_Some records_:
■ ■ ■ ■ ■

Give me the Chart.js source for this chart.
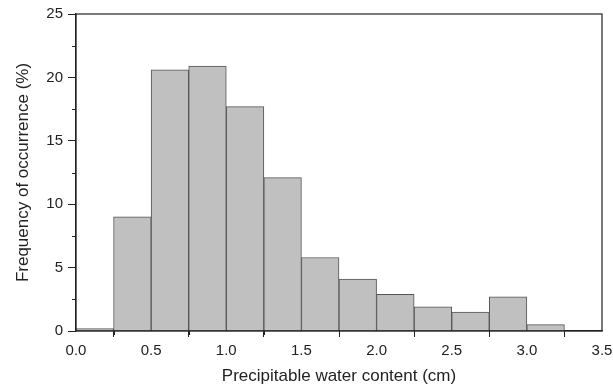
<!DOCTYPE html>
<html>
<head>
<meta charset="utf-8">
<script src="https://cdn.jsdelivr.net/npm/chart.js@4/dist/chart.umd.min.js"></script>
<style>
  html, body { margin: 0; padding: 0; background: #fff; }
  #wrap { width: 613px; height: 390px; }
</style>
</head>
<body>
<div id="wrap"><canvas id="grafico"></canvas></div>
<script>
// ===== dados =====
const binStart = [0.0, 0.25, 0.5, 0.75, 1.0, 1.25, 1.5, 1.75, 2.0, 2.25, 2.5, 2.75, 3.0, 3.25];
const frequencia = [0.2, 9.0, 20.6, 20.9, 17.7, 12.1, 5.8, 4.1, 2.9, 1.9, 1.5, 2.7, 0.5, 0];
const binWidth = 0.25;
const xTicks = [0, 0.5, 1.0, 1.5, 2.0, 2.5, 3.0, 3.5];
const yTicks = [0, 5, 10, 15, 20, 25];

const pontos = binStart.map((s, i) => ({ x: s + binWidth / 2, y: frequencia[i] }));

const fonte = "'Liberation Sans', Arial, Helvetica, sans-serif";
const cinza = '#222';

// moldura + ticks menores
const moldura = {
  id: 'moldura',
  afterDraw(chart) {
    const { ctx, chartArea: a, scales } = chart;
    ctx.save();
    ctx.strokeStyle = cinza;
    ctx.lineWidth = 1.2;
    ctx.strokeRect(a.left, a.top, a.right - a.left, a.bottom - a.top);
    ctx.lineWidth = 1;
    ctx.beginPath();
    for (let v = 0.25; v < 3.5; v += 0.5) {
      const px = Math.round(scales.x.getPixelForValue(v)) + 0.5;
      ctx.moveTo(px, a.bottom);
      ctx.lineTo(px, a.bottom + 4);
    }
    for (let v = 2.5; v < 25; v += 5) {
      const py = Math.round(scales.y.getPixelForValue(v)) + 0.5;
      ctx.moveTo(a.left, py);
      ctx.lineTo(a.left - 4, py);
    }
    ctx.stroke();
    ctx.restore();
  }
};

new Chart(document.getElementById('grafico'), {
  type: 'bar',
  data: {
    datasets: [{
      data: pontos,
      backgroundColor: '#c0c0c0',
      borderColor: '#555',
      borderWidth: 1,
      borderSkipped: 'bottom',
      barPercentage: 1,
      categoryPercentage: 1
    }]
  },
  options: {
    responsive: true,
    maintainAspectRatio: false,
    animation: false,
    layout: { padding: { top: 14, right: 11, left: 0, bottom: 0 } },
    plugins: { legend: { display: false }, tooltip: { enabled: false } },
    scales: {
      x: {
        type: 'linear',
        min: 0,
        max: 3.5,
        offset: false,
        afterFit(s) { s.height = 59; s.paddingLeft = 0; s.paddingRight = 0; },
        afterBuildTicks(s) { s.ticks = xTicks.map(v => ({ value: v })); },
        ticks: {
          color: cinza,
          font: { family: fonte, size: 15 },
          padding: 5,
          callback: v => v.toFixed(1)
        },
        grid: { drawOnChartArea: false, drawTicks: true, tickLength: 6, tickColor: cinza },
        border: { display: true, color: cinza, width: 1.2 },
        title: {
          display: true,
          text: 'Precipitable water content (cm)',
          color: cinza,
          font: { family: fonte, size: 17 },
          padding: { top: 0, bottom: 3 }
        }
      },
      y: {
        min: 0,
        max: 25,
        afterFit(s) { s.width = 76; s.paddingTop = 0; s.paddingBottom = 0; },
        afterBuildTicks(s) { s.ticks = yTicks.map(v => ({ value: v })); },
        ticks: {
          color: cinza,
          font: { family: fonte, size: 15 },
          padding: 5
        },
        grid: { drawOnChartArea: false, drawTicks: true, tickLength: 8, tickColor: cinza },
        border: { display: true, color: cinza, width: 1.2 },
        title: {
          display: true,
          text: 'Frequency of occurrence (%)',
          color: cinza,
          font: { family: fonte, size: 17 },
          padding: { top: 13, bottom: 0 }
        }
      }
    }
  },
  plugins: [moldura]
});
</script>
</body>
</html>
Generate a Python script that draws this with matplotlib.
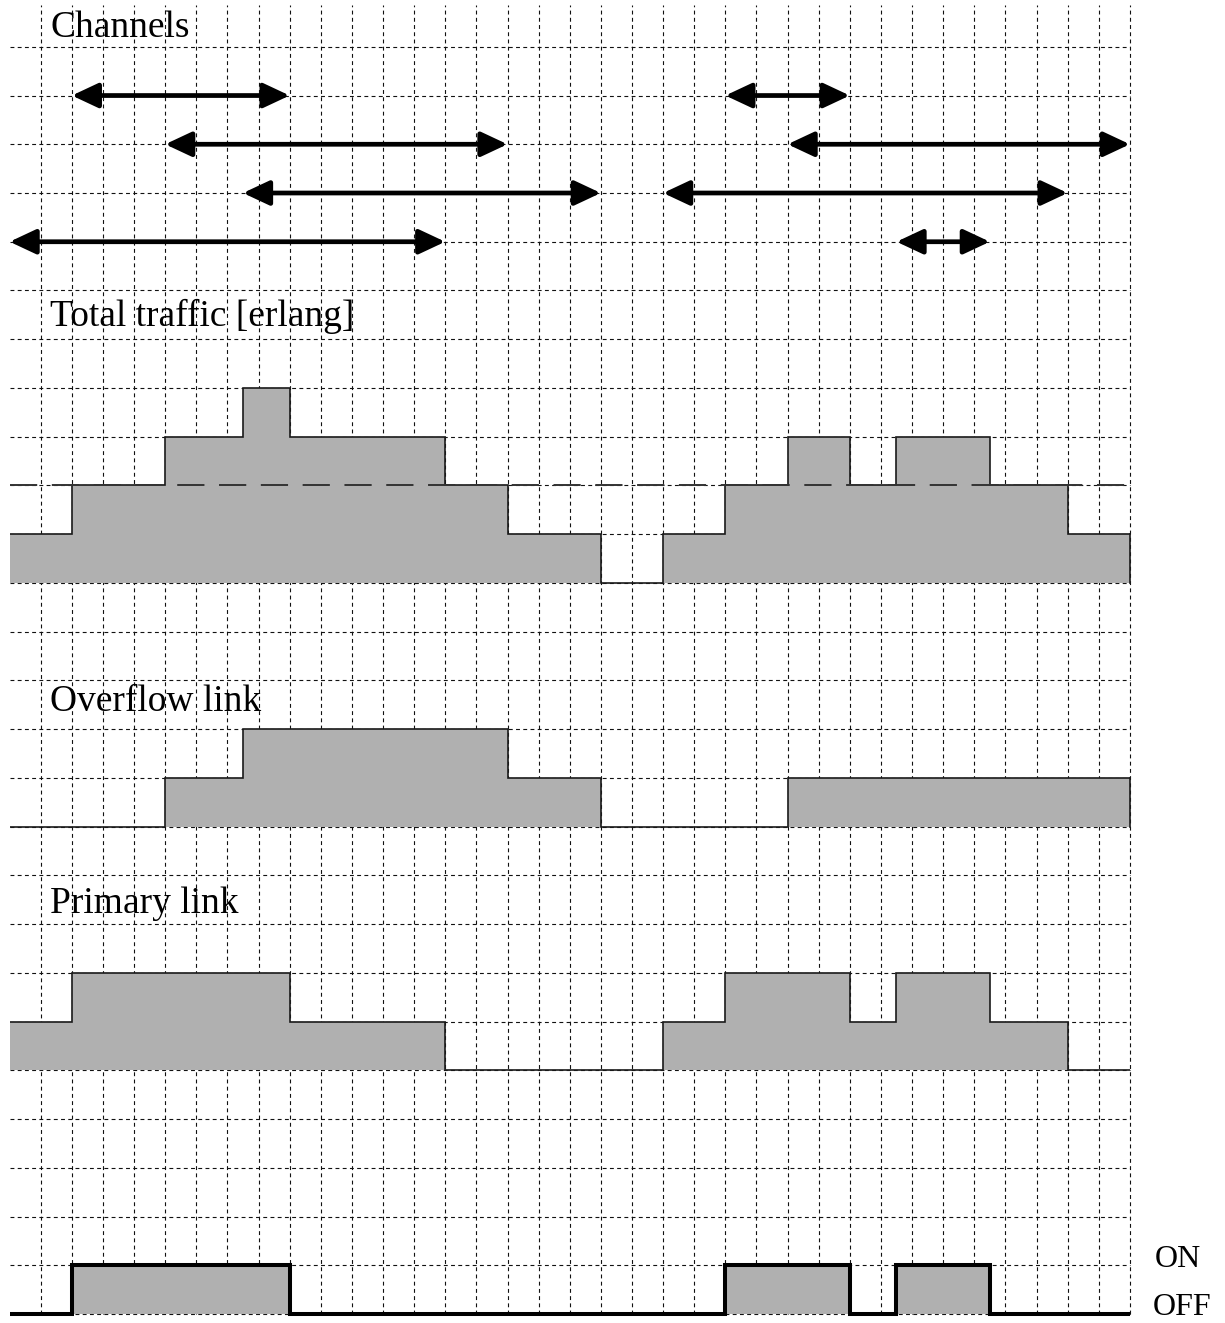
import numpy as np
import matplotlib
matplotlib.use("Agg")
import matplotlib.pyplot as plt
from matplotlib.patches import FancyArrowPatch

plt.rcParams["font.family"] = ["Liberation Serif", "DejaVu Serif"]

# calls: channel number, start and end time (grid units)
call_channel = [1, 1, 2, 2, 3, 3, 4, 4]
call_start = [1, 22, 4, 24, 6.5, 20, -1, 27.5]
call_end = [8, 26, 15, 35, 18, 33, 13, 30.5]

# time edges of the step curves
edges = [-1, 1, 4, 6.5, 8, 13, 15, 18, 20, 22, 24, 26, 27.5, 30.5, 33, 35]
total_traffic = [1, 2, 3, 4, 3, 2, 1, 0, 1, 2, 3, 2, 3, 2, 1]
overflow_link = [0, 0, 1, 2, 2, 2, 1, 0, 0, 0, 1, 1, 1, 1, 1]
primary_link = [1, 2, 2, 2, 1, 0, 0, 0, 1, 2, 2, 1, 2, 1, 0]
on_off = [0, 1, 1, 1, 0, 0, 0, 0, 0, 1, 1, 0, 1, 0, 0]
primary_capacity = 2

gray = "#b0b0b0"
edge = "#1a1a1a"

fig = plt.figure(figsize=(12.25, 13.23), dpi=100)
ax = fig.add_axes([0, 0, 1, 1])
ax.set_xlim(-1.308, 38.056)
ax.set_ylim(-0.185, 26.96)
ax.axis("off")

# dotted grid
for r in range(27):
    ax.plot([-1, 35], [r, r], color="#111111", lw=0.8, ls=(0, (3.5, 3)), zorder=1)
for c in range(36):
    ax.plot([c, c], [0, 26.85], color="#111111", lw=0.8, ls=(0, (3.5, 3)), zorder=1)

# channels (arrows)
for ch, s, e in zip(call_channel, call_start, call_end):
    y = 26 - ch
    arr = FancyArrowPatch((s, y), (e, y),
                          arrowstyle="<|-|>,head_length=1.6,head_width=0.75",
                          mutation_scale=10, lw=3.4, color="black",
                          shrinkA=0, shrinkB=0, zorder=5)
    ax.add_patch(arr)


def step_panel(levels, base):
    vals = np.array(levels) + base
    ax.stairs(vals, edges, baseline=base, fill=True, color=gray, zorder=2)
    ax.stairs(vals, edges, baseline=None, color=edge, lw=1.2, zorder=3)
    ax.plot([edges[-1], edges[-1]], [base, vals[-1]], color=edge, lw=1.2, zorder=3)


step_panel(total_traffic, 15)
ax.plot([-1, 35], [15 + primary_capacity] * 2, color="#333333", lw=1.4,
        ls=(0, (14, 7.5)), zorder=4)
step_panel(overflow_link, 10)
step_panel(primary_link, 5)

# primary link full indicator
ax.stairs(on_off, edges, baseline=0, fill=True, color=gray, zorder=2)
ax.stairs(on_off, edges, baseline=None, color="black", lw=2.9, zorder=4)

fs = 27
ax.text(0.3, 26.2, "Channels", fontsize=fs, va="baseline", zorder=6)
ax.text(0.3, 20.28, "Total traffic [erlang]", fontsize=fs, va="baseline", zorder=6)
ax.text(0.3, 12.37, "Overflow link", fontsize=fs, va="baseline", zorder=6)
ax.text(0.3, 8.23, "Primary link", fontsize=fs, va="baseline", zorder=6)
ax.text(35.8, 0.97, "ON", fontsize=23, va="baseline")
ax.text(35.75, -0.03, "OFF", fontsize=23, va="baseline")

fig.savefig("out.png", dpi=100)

■ ■ ■ ■ ■

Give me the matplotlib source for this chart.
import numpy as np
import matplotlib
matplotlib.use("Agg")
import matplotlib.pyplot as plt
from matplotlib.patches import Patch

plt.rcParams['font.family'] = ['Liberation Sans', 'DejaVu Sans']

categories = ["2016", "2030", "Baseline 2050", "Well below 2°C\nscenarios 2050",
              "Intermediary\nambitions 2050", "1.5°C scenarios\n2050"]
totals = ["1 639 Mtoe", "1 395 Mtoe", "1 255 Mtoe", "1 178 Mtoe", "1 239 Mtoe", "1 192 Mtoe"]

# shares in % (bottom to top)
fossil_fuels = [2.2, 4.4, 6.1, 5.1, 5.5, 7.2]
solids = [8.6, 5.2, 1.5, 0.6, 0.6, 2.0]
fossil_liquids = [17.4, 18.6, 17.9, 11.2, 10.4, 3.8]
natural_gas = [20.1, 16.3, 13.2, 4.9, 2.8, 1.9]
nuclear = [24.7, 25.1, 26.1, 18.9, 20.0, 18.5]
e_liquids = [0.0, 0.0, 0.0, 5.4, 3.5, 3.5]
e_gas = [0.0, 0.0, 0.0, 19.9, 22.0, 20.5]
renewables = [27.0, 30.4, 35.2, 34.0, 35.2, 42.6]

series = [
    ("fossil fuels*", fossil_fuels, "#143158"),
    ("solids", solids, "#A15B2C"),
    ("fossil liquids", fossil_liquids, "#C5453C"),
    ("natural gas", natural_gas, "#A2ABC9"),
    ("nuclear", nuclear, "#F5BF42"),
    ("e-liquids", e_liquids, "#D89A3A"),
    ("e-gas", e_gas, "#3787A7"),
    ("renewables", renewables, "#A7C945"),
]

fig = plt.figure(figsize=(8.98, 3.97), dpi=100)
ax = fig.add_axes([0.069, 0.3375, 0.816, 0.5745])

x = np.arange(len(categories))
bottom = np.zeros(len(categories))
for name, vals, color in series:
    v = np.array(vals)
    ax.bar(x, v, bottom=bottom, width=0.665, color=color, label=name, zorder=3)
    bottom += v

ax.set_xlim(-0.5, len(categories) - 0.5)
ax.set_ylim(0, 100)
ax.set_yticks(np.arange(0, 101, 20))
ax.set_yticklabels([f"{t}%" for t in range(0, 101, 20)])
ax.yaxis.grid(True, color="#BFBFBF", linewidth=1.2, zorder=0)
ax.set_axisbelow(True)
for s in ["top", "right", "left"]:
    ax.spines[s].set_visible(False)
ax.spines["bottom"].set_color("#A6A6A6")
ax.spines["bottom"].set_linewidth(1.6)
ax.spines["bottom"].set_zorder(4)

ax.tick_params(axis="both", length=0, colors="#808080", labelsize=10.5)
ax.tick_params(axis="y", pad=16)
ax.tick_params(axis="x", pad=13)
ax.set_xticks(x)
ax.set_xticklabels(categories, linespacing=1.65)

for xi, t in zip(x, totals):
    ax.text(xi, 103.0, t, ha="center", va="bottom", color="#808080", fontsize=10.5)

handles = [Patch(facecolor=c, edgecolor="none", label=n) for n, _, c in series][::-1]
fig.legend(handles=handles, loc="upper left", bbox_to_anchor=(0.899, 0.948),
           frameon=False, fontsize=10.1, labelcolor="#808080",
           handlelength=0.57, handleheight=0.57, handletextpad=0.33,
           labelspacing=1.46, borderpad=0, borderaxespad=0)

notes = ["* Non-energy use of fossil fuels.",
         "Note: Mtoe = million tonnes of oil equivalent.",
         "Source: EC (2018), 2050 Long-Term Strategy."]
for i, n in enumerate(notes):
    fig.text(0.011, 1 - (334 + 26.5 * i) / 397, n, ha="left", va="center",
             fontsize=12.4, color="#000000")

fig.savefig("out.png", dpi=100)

■ ■ ■ ■ ■

_What is asked_: Using the entries above, write out exactly the lines from the one with "Give me the Chart.js source for this chart." through the one with "const cinza = '#222';", ends included. Leave out any pictures.

_Full answer_:
Give me the Chart.js source for this chart.
<!DOCTYPE html>
<html>
<head>
<meta charset="utf-8">
<script src="https://cdn.jsdelivr.net/npm/chart.js@4/dist/chart.umd.min.js"></script>
<style>
  html, body { margin: 0; padding: 0; background: #fff; }
  #wrap { width: 613px; height: 390px; }
</style>
</head>
<body>
<div id="wrap"><canvas id="grafico"></canvas></div>
<script>
// ===== dados =====
const binStart = [0.0, 0.25, 0.5, 0.75, 1.0, 1.25, 1.5, 1.75, 2.0, 2.25, 2.5, 2.75, 3.0, 3.25];
const frequencia = [0.2, 9.0, 20.6, 20.9, 17.7, 12.1, 5.8, 4.1, 2.9, 1.9, 1.5, 2.7, 0.5, 0];
const binWidth = 0.25;
const xTicks = [0, 0.5, 1.0, 1.5, 2.0, 2.5, 3.0, 3.5];
const yTicks = [0, 5, 10, 15, 20, 25];

const pontos = binStart.map((s, i) => ({ x: s + binWidth / 2, y: frequencia[i] }));

const fonte = "'Liberation Sans', Arial, Helvetica, sans-serif";
const cinza = '#222';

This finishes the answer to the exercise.